The filing barrage — and who gets it worst
Across all cases, the firm's side puts ~25.9 filings on the docket per case. And the volume is not evenly distributed:
- They file more against unrepresented opponents, not less. Against a pro-se opponent: 32.1 filings/case. Against a represented opponent: 22.5/case. The party with the fewest resources to respond sees the heaviest paper load — a self-represented spouse faces roughly 43% more filings than one with a lawyer.
- The heaviest barrages on record: King v. King (HHD-FA16-5042960-S) — 67 filings (the firm's high in this sample); Bajorski v. Bajorski (HHB-FA15-6030018-S) — 55 (opponent pro se); Polinsky v. Polinsky (NNH-FA20-6104278-S) — 54 (opponent pro se).
- Against self-represented opponents specifically: Corbin v. Corbin (HHB-FA22-5031119-S) — 54 filings; Hedden v. Hedden (HHB-FA21-6064456-S) — 42; Abucewicz v. Abucewicz (HHB-FA19-6052401-S) — 41. Dozens of filings on record in cases where the opposing party had no attorney.
This is the core of the attrition pattern: filing volume itself is the firm's defining feature. The data indicates that a self-represented party falls within the firm's heaviest-paper profile, and the section below describes the procedural tools and rules that exist within that asymmetry.
Their motion playbook (top filings)
| Their move | Count | Translation |
|---|---|---|
| Motion for Continuance | 85 | Controls the clock |
| Motion for Order | 27 | General-purpose pressure / agenda-setting |
| Motion for Contempt Post-Judgment | 23 | Puts the other party on defense, builds a "bad actor" record |
| Motion for Orders Before Judgment — Pendente Lite | 17 | Sets the terms early, before trial |
| Objection to Motion | 13 | Blocks the other party's moves |
| Motion for Contempt Pendente Lite | 13 | Contempt pressure during the case |
| Motion to Compel | 9 | Discovery activity |
| Motion for Counsel Fees Pendente Lite | 8 | Fee leverage |
GAL strategy
- A GAL appears in 11.6% of their cases (5 of 43), and they affirmatively move for GAL appointment (5 such motions, plus 5 emergency ex parte custody applications). GALs appear as a custody lever in a minority of cases, not a default — but when custody is contested, the firm's history shows it reaching for one.
What to know: when a GAL is proposed, the appointment order is where scope, budget, and a reporting deadline are typically defined; an unscoped appointment is an open-ended cost and an open-ended risk. The proposed person's prior track record is a matter of public record.
The bench
They appear before Hon. Barry Armata (16) more than any other judge, then Connors (15), Caron (12), Abery-Wetstone (11), Diana (11), and Grossman (11). Their high contested-motion success rate is partly familiarity — repeat appearances mean they know each judge's preferences, calendar habits, and motion practice. That familiarity gap narrows for a self-represented party who reads the assigned judge's standing orders.

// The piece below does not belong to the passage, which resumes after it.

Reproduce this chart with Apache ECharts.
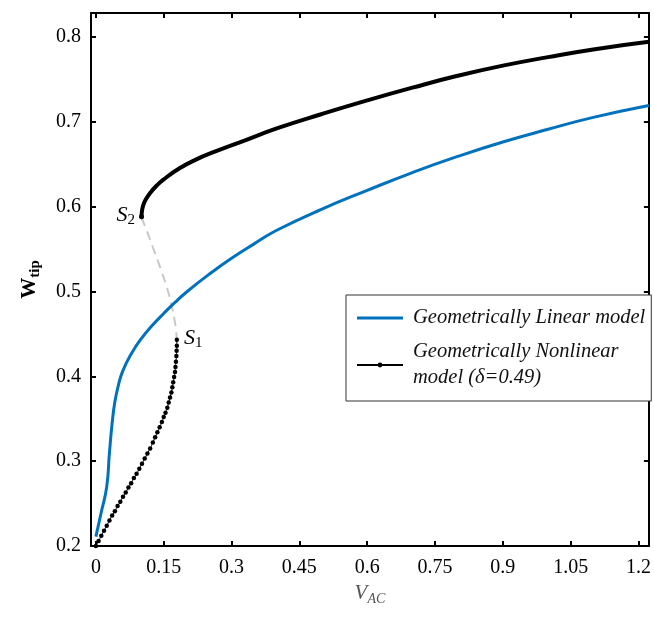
<!DOCTYPE html>
<html>
<head>
<meta charset="utf-8">
<script src="https://cdn.jsdelivr.net/npm/echarts@6/dist/echarts.min.js"></script>
<style>
html,body{margin:0;padding:0;background:#fff;}
#main{width:654px;height:621px;}
</style>
</head>
<body>
<div id="main"></div>
<script>
var chart = echarts.init(document.getElementById('main'));

// tick values
var xTicks = [0, 0.15, 0.3, 0.45, 0.6, 0.75, 0.9, 1.05, 1.2];
var yTicks = [0.2, 0.3, 0.4, 0.5, 0.6, 0.7, 0.8];

// geometrically linear model (blue)
var linearModel = [
  [0, 0.211], [0.012, 0.24], [0.024, 0.27], [0.03, 0.31], [0.036, 0.345],
  [0.042, 0.37], [0.05, 0.39], [0.06, 0.407], [0.08, 0.428], [0.1, 0.444],
  [0.125, 0.46], [0.15, 0.474], [0.175, 0.487], [0.2, 0.499], [0.25, 0.52],
  [0.3, 0.539], [0.35, 0.556], [0.4, 0.572], [0.5, 0.597], [0.6, 0.619],
  [0.7, 0.64], [0.8, 0.659], [0.9, 0.676], [1.0, 0.691], [1.1, 0.705],
  [1.223, 0.719]
];

// nonlinear model, lower stable branch (dotted, up to S1)
var nonlinLower = [
  [0, 0.2], [0.006, 0.206], [0.012, 0.212], [0.018, 0.218], [0.024, 0.224],
  [0.03, 0.23], [0.036, 0.236], [0.042, 0.241], [0.048, 0.247], [0.054, 0.252],
  [0.06, 0.258], [0.066, 0.263], [0.072, 0.269], [0.078, 0.274], [0.084, 0.28],
  [0.09, 0.285], [0.096, 0.291], [0.102, 0.297], [0.108, 0.303], [0.114, 0.309],
  [0.12, 0.315], [0.126, 0.322], [0.131, 0.328], [0.136, 0.334], [0.141, 0.34],
  [0.146, 0.346], [0.15, 0.352], [0.154, 0.357], [0.158, 0.363], [0.161, 0.369],
  [0.164, 0.375], [0.167, 0.381], [0.169, 0.387], [0.171, 0.393], [0.173, 0.399],
  [0.175, 0.405], [0.176, 0.411], [0.177, 0.417], [0.178, 0.424], [0.1785, 0.43],
  [0.179, 0.436], [0.179, 0.443]
];

// nonlinear model, unstable branch (S2 -> S1)
var nonlinUnstable = [
  [0.101, 0.587], [0.115, 0.568], [0.126, 0.552], [0.143, 0.527], [0.159, 0.501],
  [0.168, 0.482], [0.174, 0.466], [0.177, 0.455], [0.179, 0.443]
];

// nonlinear model, upper stable branch (from S2)
var nonlinUpper = [
  [0.101, 0.588], [0.102, 0.595], [0.105, 0.602], [0.11, 0.608], [0.12, 0.616],
  [0.135, 0.625], [0.15, 0.632], [0.185, 0.645], [0.22, 0.655], [0.26, 0.664],
  [0.33, 0.678], [0.4, 0.692], [0.5, 0.709], [0.6, 0.725], [0.7, 0.74],
  [0.8, 0.754], [0.9, 0.766], [1.0, 0.776], [1.1, 0.785], [1.223, 0.794]
];

var serif = 'Liberation Serif';
var subRich = {
  s: {fontFamily: serif, fontStyle: 'italic', fontSize: 22, color: '#000', lineHeight: 22, padding: [0, 0, 3, 0]},
  n: {fontFamily: serif, fontSize: 15, color: '#000', lineHeight: 14, verticalAlign: 'bottom'}
};

var upperData = nonlinUpper.map(function (p, i) {
  if (i === 0) {
    return {value: p, symbolSize: 5, label: {show: true, position: 'left', distance: 4,
      formatter: '{s|S}{n|2}', rich: subRich}};
  }
  return p;
});
var lowerData = nonlinLower.map(function (p, i) {
  if (i === nonlinLower.length - 1) {
    return {value: p, label: {show: true, position: 'right', distance: 5,
      formatter: '{s|S}{n|1}', rich: subRich}};
  }
  return p;
});

var axisCommon = {
  axisLine: {show: true, onZero: false, lineStyle: {color: '#000', width: 2}},
  splitLine: {show: false}
};

option = {
  animation: false,
  grid: {left: 91, right: 3, top: 13, bottom: 75},
  legend: {
    data: [
      {name: 'Geometrically Linear model', icon: 'path://M0,0 L46,0 L46,3 L0,3 Z'},
      {name: 'Geometrically Nonlinear\nmodel (\u03b4=0.49)'}
    ],
    orient: 'vertical',
    left: 346, top: 295,
    padding: [10, 6, 10, 10],
    itemGap: 8,
    itemWidth: 46, itemHeight: 6,
    symbolKeepAspect: true,
    borderColor: '#333', borderWidth: 1,
    backgroundColor: '#fff',
    textStyle: {fontFamily: serif, fontStyle: 'italic', fontSize: 20.5, color: '#111', lineHeight: 26, padding: [0, 0, 0, 5]}
  },
  xAxis: [
    Object.assign({
      type: 'value', position: 'bottom', min: -0.0108, max: 1.223,
      name: '{v|V}{s|AC}', nameLocation: 'middle', nameGap: 20,
      nameTextStyle: {rich: {
        v: {fontFamily: serif, fontStyle: 'italic', fontSize: 21, color: '#555', lineHeight: 22, padding: [0, 0, 3, 0]},
        s: {fontFamily: serif, fontStyle: 'italic', fontSize: 14, color: '#555', lineHeight: 14, verticalAlign: 'bottom'}
      }},
      axisTick: {show: true, inside: true, length: 5, customValues: xTicks, lineStyle: {color: '#000', width: 2}},
      axisLabel: {show: true, customValues: xTicks, margin: 12, fontFamily: serif, fontSize: 20, color: '#000'}
    }, axisCommon),
    Object.assign({
      type: 'value', position: 'top', min: -0.0108, max: 1.223,
      axisTick: {show: true, inside: true, length: 5, customValues: xTicks, lineStyle: {color: '#000', width: 2}},
      axisLabel: {show: false}
    }, axisCommon)
  ],
  yAxis: [
    Object.assign({
      type: 'value', position: 'left', min: 0.2, max: 0.828,
      name: '{w|W}{t|tip}', nameLocation: 'middle', nameGap: 48, nameRotate: 90,
      nameTextStyle: {rich: {
        w: {fontFamily: serif, fontWeight: 'bold', fontSize: 21, color: '#000', lineHeight: 22, padding: [0, 0, 4, 0]},
        t: {fontFamily: serif, fontWeight: 'bold', fontSize: 15, color: '#000', lineHeight: 15, verticalAlign: 'bottom'}
      }},
      axisTick: {show: true, inside: true, length: 5, customValues: yTicks, lineStyle: {color: '#000', width: 2}},
      axisLabel: {show: true, customValues: yTicks, margin: 10, fontFamily: serif, fontSize: 20, color: '#000'}
    }, axisCommon),
    Object.assign({
      type: 'value', position: 'right', min: 0.2, max: 0.828,
      axisTick: {show: true, inside: true, length: 5, customValues: yTicks, lineStyle: {color: '#000', width: 2}},
      axisLabel: {show: false}
    }, axisCommon)
  ],
  series: [
    {
      name: 'unstable', type: 'line', data: nonlinUnstable, smooth: true,
      symbol: 'none', z: 1,
      lineStyle: {color: '#c8c8c8', width: 2, type: [9, 6]}
    },
    {
      name: 'Geometrically Linear model', type: 'line', data: linearModel, smooth: true,
      symbol: 'none', z: 2,
      color: '#0072BD',
      itemStyle: {color: '#0072BD'},
      lineStyle: {color: '#0072BD', width: 3}
    },
    {
      name: 'Geometrically Nonlinear\nmodel (\u03b4=0.49)', type: 'line', data: lowerData, smooth: true,
      symbol: 'circle', symbolSize: 4.5, showAllSymbol: true, z: 3,
      color: '#000',
      itemStyle: {color: '#000'},
      lineStyle: {color: '#000', width: 1}
    },
    {
      name: 'upper', type: 'line', data: upperData, smooth: true,
      symbol: 'circle', symbolSize: 0, showAllSymbol: true, z: 3,
      itemStyle: {color: '#000'},
      lineStyle: {color: '#000', width: 4}
    }
  ]
};

chart.setOption(option);
window.onresize = chart.resize;
</script>
</body>
</html>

What to expect — and your procedural options
Against a 7-motions-per-case practice, the recurring observation is that this firm's volume is its defining feature. The items below describe what the patterns above are and which procedural tools and rules exist in relation to each — as information, not as a recommendation about any specific case.
- The discovery pattern. With 2.40 discovery motions per case, discovery is a primary battlefield in this firm's history. Responding to discovery completely and on time is what removes a non-compliance basis for sanctions. A motion for protective order is the procedural tool a party may use to limit demands that are excessive or unduly burdensome. The record of who responded completely and on time is what courts weigh when a non-compliance narrative is raised, and it bears on the fee question.

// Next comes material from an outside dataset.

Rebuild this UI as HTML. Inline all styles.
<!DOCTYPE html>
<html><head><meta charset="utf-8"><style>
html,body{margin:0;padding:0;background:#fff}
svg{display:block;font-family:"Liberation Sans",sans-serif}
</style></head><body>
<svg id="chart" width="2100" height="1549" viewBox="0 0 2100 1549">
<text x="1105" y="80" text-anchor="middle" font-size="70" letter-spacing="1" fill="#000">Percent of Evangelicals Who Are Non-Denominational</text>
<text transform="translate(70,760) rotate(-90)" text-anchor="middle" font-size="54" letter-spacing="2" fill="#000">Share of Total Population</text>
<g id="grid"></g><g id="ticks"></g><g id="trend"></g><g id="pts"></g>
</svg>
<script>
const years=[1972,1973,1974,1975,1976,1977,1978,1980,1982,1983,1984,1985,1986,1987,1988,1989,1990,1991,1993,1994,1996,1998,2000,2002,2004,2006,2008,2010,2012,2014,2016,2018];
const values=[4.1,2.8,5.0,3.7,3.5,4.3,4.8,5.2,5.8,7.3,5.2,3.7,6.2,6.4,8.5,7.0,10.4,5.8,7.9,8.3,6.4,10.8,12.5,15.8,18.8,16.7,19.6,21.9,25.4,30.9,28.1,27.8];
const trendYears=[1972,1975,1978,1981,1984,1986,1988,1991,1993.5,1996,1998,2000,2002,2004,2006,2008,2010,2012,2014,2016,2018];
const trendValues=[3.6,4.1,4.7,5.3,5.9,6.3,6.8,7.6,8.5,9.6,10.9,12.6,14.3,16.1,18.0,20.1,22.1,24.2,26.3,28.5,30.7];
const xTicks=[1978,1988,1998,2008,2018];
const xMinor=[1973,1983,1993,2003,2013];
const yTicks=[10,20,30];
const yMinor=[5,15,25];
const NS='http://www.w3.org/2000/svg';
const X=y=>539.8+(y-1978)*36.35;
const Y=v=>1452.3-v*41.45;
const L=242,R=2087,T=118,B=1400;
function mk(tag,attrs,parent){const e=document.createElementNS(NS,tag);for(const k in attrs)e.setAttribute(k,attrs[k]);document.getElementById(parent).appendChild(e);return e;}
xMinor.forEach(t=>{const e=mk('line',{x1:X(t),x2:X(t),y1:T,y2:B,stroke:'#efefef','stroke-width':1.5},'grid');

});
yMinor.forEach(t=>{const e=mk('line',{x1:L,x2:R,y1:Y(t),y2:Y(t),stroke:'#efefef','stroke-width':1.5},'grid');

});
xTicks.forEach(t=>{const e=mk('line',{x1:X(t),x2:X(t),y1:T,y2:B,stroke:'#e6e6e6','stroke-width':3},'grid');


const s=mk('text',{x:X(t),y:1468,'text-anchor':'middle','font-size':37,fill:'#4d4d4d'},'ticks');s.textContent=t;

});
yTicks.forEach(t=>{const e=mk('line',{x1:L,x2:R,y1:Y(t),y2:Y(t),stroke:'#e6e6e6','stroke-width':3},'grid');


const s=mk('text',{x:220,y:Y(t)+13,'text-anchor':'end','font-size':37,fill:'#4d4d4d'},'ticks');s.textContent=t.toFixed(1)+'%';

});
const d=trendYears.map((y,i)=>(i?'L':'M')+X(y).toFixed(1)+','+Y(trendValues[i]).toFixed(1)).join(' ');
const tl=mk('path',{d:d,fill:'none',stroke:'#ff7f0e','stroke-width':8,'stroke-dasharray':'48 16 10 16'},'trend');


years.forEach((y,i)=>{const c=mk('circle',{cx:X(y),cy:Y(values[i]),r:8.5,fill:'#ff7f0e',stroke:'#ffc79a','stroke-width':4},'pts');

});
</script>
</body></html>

- The contempt pattern. With 1.19 contempt motions per case (and contempt post-judgment as their #3 filing), contempt filings are a recurring feature of the firm's docket. Contemporaneous proof of compliance with each order (payments, exchanges, communications) is the evidence that determines whether a contempt motion is sustained. A contempt motion that does not hold up on the documents fails on its own terms, before a bench the firm appears in front of regularly.
- The fee-motion pattern. Fees are raised in nearly every case (1.98 counsel-fee mentions per case). Connecticut fee awards turn on need and litigation conduct (C.G.S. §46b-62). A firm's own motion volume and continuances are part of the litigation-conduct record that the statute makes relevant to who bears cost.

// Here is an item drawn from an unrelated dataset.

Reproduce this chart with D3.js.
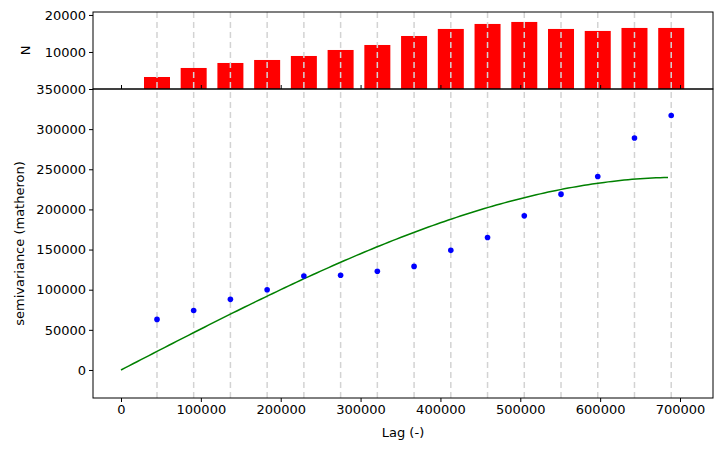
<!DOCTYPE html>
<html><head><meta charset="UTF-8">
<script src="https://d3js.org/d3.v7.min.js"></script>
<style>body{margin:0;background:#fff}text{font-family:"DejaVu Sans",sans-serif;font-size:13px}</style>
</head><body>
<svg width="722" height="450"></svg>
<script>
const lags = [45080, 91000, 137000, 183000, 229000, 275000, 321000, 367000, 413000, 459000, 505000, 551000, 597000, 643000, 689000];
const semivar = [63000, 74000, 88000, 100000, 117000, 118000, 123000, 129000, 149000, 165000, 192000, 219000, 241000, 289000, 317000];
const counts = [3240, 5680, 7030, 7840, 8920, 10540, 11890, 14320, 16220, 17570, 18110, 16220, 15680, 16490, 16490];
const modelRange = 700000, modelSill = 240000, modelNugget = 0;

const svg = d3.select("svg");
const L = 93, R = 713, T1 = 12, B1 = 89, B2 = 398;
const x = d3.scaleLinear().domain([-35060, 741300]).range([L, R]);
const x0 = x(0), x7 = x(700000);
x.domain([-35060 * 121 / 121, 741300]).range([L, R]);
// fit: 0 at 121, 700000 at 680
const k = (680 - 121) / 700000;
x.domain([(L - 121) / k, (R - 121) / k]);
const y = d3.scaleLinear().domain([-34900, 350000]).range([B2, B1]);
const yN = d3.scaleLinear().domain([0, 20800]).range([B1, T1]);

svg.append("g").selectAll("rect").data(lags).join("rect")
  .attr("x", d => x(d) - 13).attr("width", 26)
  .attr("y", (d, i) => yN(counts[i])).attr("height", (d, i) => B1 - yN(counts[i]))
  .attr("fill", "red");

svg.append("g").selectAll("line").data(lags).join("line")
  .attr("x1", d => x(d)).attr("x2", d => x(d)).attr("y1", T1).attr("y2", B2)
  .attr("stroke", "#d3d3d3").attr("stroke-width", 1.5).attr("stroke-dasharray", "6,4");

const sph = h => h >= modelRange ? modelNugget + modelSill :
  modelNugget + modelSill * (1.5 * h / modelRange - 0.5 * Math.pow(h / modelRange, 3));
const hs = d3.range(0, 689001, 5000);
svg.append("path").datum(hs)
  .attr("d", d3.line().x(h => x(h)).y(h => y(sph(h))))
  .attr("fill", "none").attr("stroke", "green").attr("stroke-width", 1.5);

svg.append("g").selectAll("circle").data(lags).join("circle")
  .attr("cx", d => x(d)).attr("cy", (d, i) => y(semivar[i])).attr("r", 2.8)
  .attr("fill", "blue");

svg.append("g").attr("transform", `translate(0,${B2})`)
  .call(d3.axisBottom(x).tickValues(d3.range(0, 700001, 100000)).tickFormat(d3.format("d")).tickSize(4).tickPadding(3));
svg.append("g").attr("transform", `translate(0,${B1})`)
  .call(d3.axisTop(x).tickValues(d3.range(0, 700001, 100000)).tickFormat("").tickSize(4));
svg.append("g").attr("transform", `translate(${L},0)`)
  .call(d3.axisLeft(y).tickValues(d3.range(0, 350001, 50000)).tickFormat(d3.format("d")).tickSize(4).tickPadding(3));
svg.append("g").attr("transform", `translate(${L},0)`)
  .call(d3.axisLeft(yN).tickValues([10000, 20000]).tickFormat(d3.format("d")).tickSize(4).tickPadding(3));
svg.selectAll(".tick text").style("font-size", "13px").style("font-family", "DejaVu Sans").attr("fill", "#000");
svg.selectAll(".domain").remove();
[[T1, B1], [B1, B2]].forEach(([t, b]) => svg.append("rect").attr("x", L).attr("y", t)
  .attr("width", R - L).attr("height", b - t).attr("fill", "none").attr("stroke", "#000"));

svg.append("text").attr("x", (L + R) / 2).attr("y", 437).attr("text-anchor", "middle").text("Lag (-)");
svg.append("text").attr("transform", `translate(24,${(B1 + B2) / 2}) rotate(-90)`).attr("text-anchor", "middle").text("semivariance (matheron)");
svg.append("text").attr("transform", `translate(30,${(T1 + B1) / 2}) rotate(-90)`).attr("text-anchor", "middle").text("N");
</script></body></html>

- The continuance pattern. Continuance is their single most-filed motion (85; 2.05 per case). A Motion to Advance is the procedural tool a party may use to ask the court to hear a matter sooner; continuances can be opposed on the record. These are the two procedural levers that exist on the timeline question — one to compress it, one to contest its extension.
- The paper-load asymmetry for self-represented parties. Pro-se opponents face 32.1 filings/case vs 22.5 against represented ones. Calendaring every deadline and responding to filings that actually require a response is the ordinary way a self-represented party manages a high-volume docket; not every docket entry calls for a substantive reply. A tight, on-time record is a different thing from a high page count.
- The merits-vs-process distinction. The firm's pattern is heavy activity on the process. A short, clean, merits-focused record is the structural alternative — fewer motions, each one documented, with the substantive questions (custody, support, division) brought to the front. Filing volume is a feature of one side's practice, not a measure of the merits.
A note on the win rate. The ~90% figure rests on a small decided-motion sample (74 granted, 8 denied). Treat it as directional, not a guarantee — a well-prepared, well-documented record moves that number.
Methodology & limits
Computed from public CT Judicial Branch docket entries and party rosters (parties → filing-side attribution → motion/outcome tally). "Win rate" = Granted ÷ (Granted + Denied) on the firm's own filed motions where the docket records an outcome; many entries record no outcome and are excluded. Marker counts use keyword matching on docket event descriptions and may include related sub-types. Firm-name aggregation follows the docket's recorded firm name (the source truncates long names). Patterns reflect aggregate history, not the conduct of any one attorney or the merits of any one case.